Civil parish in Norfolk, England

Nordelph is a civil parish near Downham Market in the English county of Norfolk.

The parish covers an area of 16.57 km2 and had a population of 375 in 151 households at the 2001 census, increasing to 405 at the 2011 Census. In 1930, a new civil parish of Nordelph was created in Downham Rural District, taking land mostly out of the Marshland RD parishes of Upwell and Outwell.

For the purposes of local government, Nordelph falls within the district of King's Lynn and West Norfolk.

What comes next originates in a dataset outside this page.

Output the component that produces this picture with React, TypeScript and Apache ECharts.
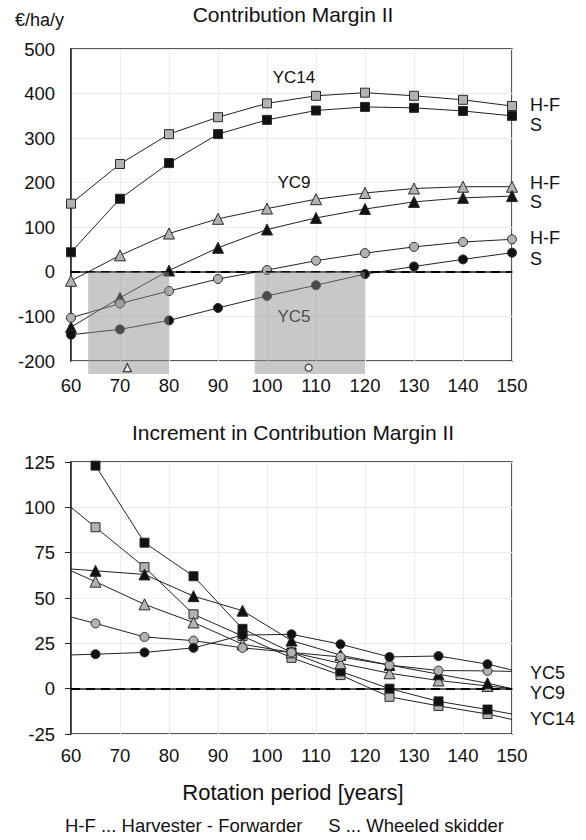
import React, { useEffect, useRef } from "react";
import * as echarts from "echarts";

const FONT = "'Liberation Sans', Arial, Helvetica, sans-serif";

// Contribution Margin II (€/ha/y) by rotation period
const periods = [60, 70, 80, 90, 100, 110, 120, 130, 140, 150];
const cmYC14HF = [153, 242, 309, 347, 378, 395, 402, 395, 386, 372];
const cmYC14S = [44, 164, 244, 309, 341, 362, 370, 368, 361, 350];
const cmYC9HF = [-20, 37, 86, 119, 142, 163, 177, 187, 191, 191];
const cmYC9S = [-124, -58, 3, 54, 95, 121, 141, 157, 166, 170];
const cmYC5HF = [-103, -71, -43, -16, 4, 25, 42, 56, 67, 73];
const cmYC5S = [-141, -129, -109, -81, -54, -30, -5, 12, 28, 43];

// Increment in Contribution Margin II: markers at mid-decade,
// line ends carried out to the axis limits
const incPeriods = [60, 65, 75, 85, 95, 105, 115, 125, 135, 145, 150];
const incYC14HF = [100, 89, 67, 41, 29, 17, 7.5, -4.5, -9.5, -14, -17];
const incYC14S = [null, 123, 80.5, 62, 33, 20, 9.5, 0, -7, -11.5, -14];
const incYC9HF = [65, 59, 46.5, 36.5, 24.5, 20, 14, 8.5, 4.5, 1.5, 0];
const incYC9S = [66, 65, 63, 51, 43, 26.5, 18.5, 13, 8, 3, 0];
const incYC5HF = [39.5, 36, 28.5, 26.5, 22.5, 20, 17.5, 13, 10, 9.8, 9.5];
const incYC5S = [18.6, 19, 20, 22.5, 29.5, 30, 24.5, 17.5, 18, 13.5, 10.3];

// Axis ranges
const periodRange = [60, 150, 10];
const cmRange = [-200, 500, 100];
const incRange = [-25, 125, 25];

// Rotation ranges in which CM II of the skidder system is negative
const lossBands = [
  [63.5, 80],
  [97.5, 120],
];
const bandKeys = [
  { period: 71.5, value: -215, symbol: "triangle" },
  { period: 108.5, value: -215, symbol: "circle" },
];

// Yield class tags inside the upper panel
const curveTags = ["YC14", "YC9", "YC5"];
const curveTagPeriods = [105.5, 105.5, 105.5];
const curveTagValues = [435, 200, -101];
const curveTagColors = ["#111", "#111", "#505050"];

const GRAY = "#b2b2b2";
const BLACK = "#111111";
const LINE = "#222222";

const labelText = { color: "#111", fontSize: 18, fontFamily: FONT };

function cmSeries(name: string, values: number[], symbol: string, fill: string, size: number, tag: string, dy: number) {
  return {
    type: "line",
    name,
    xAxisIndex: 0,
    yAxisIndex: 0,
    data: periods.map((p, i) => [p, values[i]]),
    symbol,
    symbolSize: size,
    showAllSymbol: true,
    lineStyle: { color: LINE, width: 1 },
    itemStyle: { color: fill, borderColor: "#2a2a2a", borderWidth: 1 },
    endLabel: { show: true, formatter: tag, distance: 18, offset: [0, dy], ...labelText },
    emphasis: { disabled: true },
    silent: true,
    z: 3,
  };
}

function incSeries(name: string, values: (number | null)[], symbol: string, fill: string, size: number, tag?: string, dy = 0) {
  const last = incPeriods.length - 1;
  const data = incPeriods
    .map((p, i) =>
      values[i] == null
        ? null
        : { value: [p, values[i]], symbol: i === 0 || i === last ? "none" : symbol }
    )
    .filter((d) => d !== null);
  return {
    type: "line",
    name,
    xAxisIndex: 1,
    yAxisIndex: 1,
    data,
    symbol,
    symbolSize: size,
    showAllSymbol: true,
    lineStyle: { color: LINE, width: 1 },
    itemStyle: { color: fill, borderColor: "#2a2a2a", borderWidth: 1 },
    endLabel: tag
      ? { show: true, formatter: tag, distance: 18, offset: [0, dy], ...labelText }
      : { show: false },
    emphasis: { disabled: true },
    silent: true,
    z: 3,
  };
}

const zeroLine = {
  silent: true,
  symbol: ["none", "none"],
  label: { show: false },
  lineStyle: { color: "#000", width: 2, type: [9, 6] },
  data: [{ yAxis: 0 }],
};

function App() {
  const ref = useRef<HTMLDivElement>(null);

  useEffect(() => {
    if (!ref.current) return;
    const chart = echarts.init(ref.current, null, { renderer: "svg" });

    const axisLabel = { color: "#111", fontSize: 18.5, fontFamily: FONT };
    const split = { show: true, lineStyle: { color: "#ececec", width: 1 } };
    const axisLine = { show: true, lineStyle: { color: "#222", width: 1.5 } };

    const xAxisBase = {
      type: "value",
      min: periodRange[0],
      max: periodRange[1],
      interval: periodRange[2],
      axisLine,
      axisTick: { show: false },
      splitLine: split,
    };

    const option = {
      animation: false,
      backgroundColor: "#fff",
      title: [
        {
          text: "Contribution Margin II",
          left: "center",
          top: 4,
          padding: 0,
          textStyle: { fontSize: 21, fontWeight: "normal", color: "#111", fontFamily: FONT },
        },
        {
          text: "€/ha/y",
          left: 15,
          top: 11,
          padding: 0,
          textStyle: { fontSize: 18, fontWeight: "normal", color: "#111", fontFamily: FONT },
        },
        {
          text: "Increment in Contribution Margin II",
          left: "center",
          top: 422,
          padding: 0,
          textStyle: { fontSize: 21, fontWeight: "normal", color: "#111", fontFamily: FONT },
        },
        {
          text: "Rotation period [years]",
          left: "center",
          top: 781,
          padding: 0,
          textStyle: { fontSize: 22, fontWeight: "normal", color: "#111", fontFamily: FONT },
        },
        {
          text: "H-F ... Harvester - Forwarder\u00a0\u00a0\u00a0\u00a0\u00a0S ... Wheeled skidder",
          left: 65,
          top: 816,
          padding: 0,
          textStyle: { fontSize: 18.5, fontWeight: "normal", color: "#111", fontFamily: FONT },
        },
      ],
      grid: [
        { left: 71, top: 49, width: 441, height: 312, show: true, borderColor: "#222", borderWidth: 1.5, backgroundColor: "transparent" },
        { left: 71, top: 462, width: 441, height: 272, show: true, borderColor: "#222", borderWidth: 1.5, backgroundColor: "transparent" },
      ],
      xAxis: [
        { ...xAxisBase, gridIndex: 0, axisLabel: { ...axisLabel, margin: 15 } },
        { ...xAxisBase, gridIndex: 1, axisLabel: { ...axisLabel, margin: 12 } },
      ],
      yAxis: [
        {
          type: "value",
          gridIndex: 0,
          min: cmRange[0],
          max: cmRange[1],
          interval: cmRange[2],
          axisLine,
          axisTick: { show: false },
          axisLabel: { ...axisLabel, margin: 16 },
          splitLine: split,
        },
        {
          type: "value",
          gridIndex: 1,
          min: incRange[0],
          max: incRange[1],
          interval: incRange[2],
          axisLine,
          axisTick: { show: true, length: 6, lineStyle: { color: "#222", width: 1 } },
          axisLabel: { ...axisLabel, margin: 16 },
          splitLine: split,
        },
      ],
      series: [
        { ...cmSeries("YC14 H-F", cmYC14HF, "rect", GRAY, 9, "H-F", -1), markLine: zeroLine },
        cmSeries("YC14 S", cmYC14S, "rect", BLACK, 9, "S", 9),
        cmSeries("YC9 H-F", cmYC9HF, "triangle", GRAY, 11, "H-F", -4),
        cmSeries("YC9 S", cmYC9S, "triangle", BLACK, 11, "S", 6),
        cmSeries("YC5 H-F", cmYC5HF, "circle", GRAY, 9, "H-F", -1),
        cmSeries("YC5 S", cmYC5S, "circle", BLACK, 9, "S", 6),
        {
          type: "custom",
          name: "negative range",
          xAxisIndex: 0,
          yAxisIndex: 0,
          clip: false,
          silent: true,
          z: 5,
          data: lossBands,
          renderItem: (_params: any, api: any) => {
            const a = api.coord([api.value(0), 0]);
            const b = api.coord([api.value(1), cmRange[0]]);
            return {
              type: "rect",
              shape: { x: a[0], y: a[1], width: b[0] - a[0], height: b[1] - a[1] + 13 },
              style: { fill: "rgba(140,140,140,0.48)" },
            };
          },
        },
        ...bandKeys.map((k) => ({
          type: "scatter",
          xAxisIndex: 0,
          yAxisIndex: 0,
          clip: false,
          silent: true,
          z: 6,
          symbol: k.symbol,
          symbolSize: k.symbol === "triangle" ? 8 : 7,
          itemStyle: { color: "#fff", borderColor: "#111", borderWidth: 1.2 },
          data: [[k.period, k.value]],
        })),
        {
          type: "custom",
          name: "yield class tags",
          xAxisIndex: 0,
          yAxisIndex: 0,
          silent: true,
          z: 7,
          data: curveTags.map((_t, i) => [curveTagPeriods[i], curveTagValues[i], i]),
          renderItem: (_params: any, api: any) => {
            const p = api.coord([api.value(0), api.value(1)]);
            const i = api.value(2);
            return {
              type: "text",
              x: p[0],
              y: p[1],
              style: {
                text: curveTags[i],
                fill: curveTagColors[i],
                font: `17px ${FONT}`,
                align: "center",
                verticalAlign: "middle",
              },
            };
          },
        },
        { ...incSeries("YC14 H-F", incYC14HF, "rect", GRAY, 9, "YC14", 0), markLine: zeroLine },
        incSeries("YC14 S", incYC14S, "rect", BLACK, 9),
        incSeries("YC9 H-F", incYC9HF, "triangle", GRAY, 11, "YC9", 4),
        incSeries("YC9 S", incYC9S, "triangle", BLACK, 11),
        incSeries("YC5 H-F", incYC5HF, "circle", GRAY, 9),
        incSeries("YC5 S", incYC5S, "circle", BLACK, 9, "YC5", 3),
      ],
    };

    chart.setOption(option as any);
    return () => chart.dispose();
  }, []);

  return (
    <div
      ref={ref}
      style={{ position: "fixed", left: 0, top: 0, width: 586, height: 840, background: "#fff" }}
    />
  );
}

export default App;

The Church of England parish church, Holy Trinity, is of brick in the Early English style, and was built in 1865 as a chapel of ease to the parish church of Upwell. A new ecclesiastical parish was formed in 1909 from the parishes of Upwell, Downham West, Denver, Stow Bardolph and Outwell. The Reverend Edwin Emmanuel Bradford (1860–1944), Uranian poet and novelist, was vicar of Nordelph from 1909 to 1944. In 1912, there were also Wesleyan Methodist and United Methodist chapels.

== History ==
In 1830, it was reported that the rector of Upwell, near Wisbech, in order to furnish to the inhabitants of Nordelph, four miles distant from the parish church, a chance of attending the sacred place, had engaged a packet for £12 per annum, to convey them regularly every Sunday morning. Those who know the character of the poorer inhabitants, whilst they give the reverend divine credit for his good instructions, have expressed it as their opinion that it will be of little service unless he furnishes them generously with pipes and tobacco whilst on board the ship.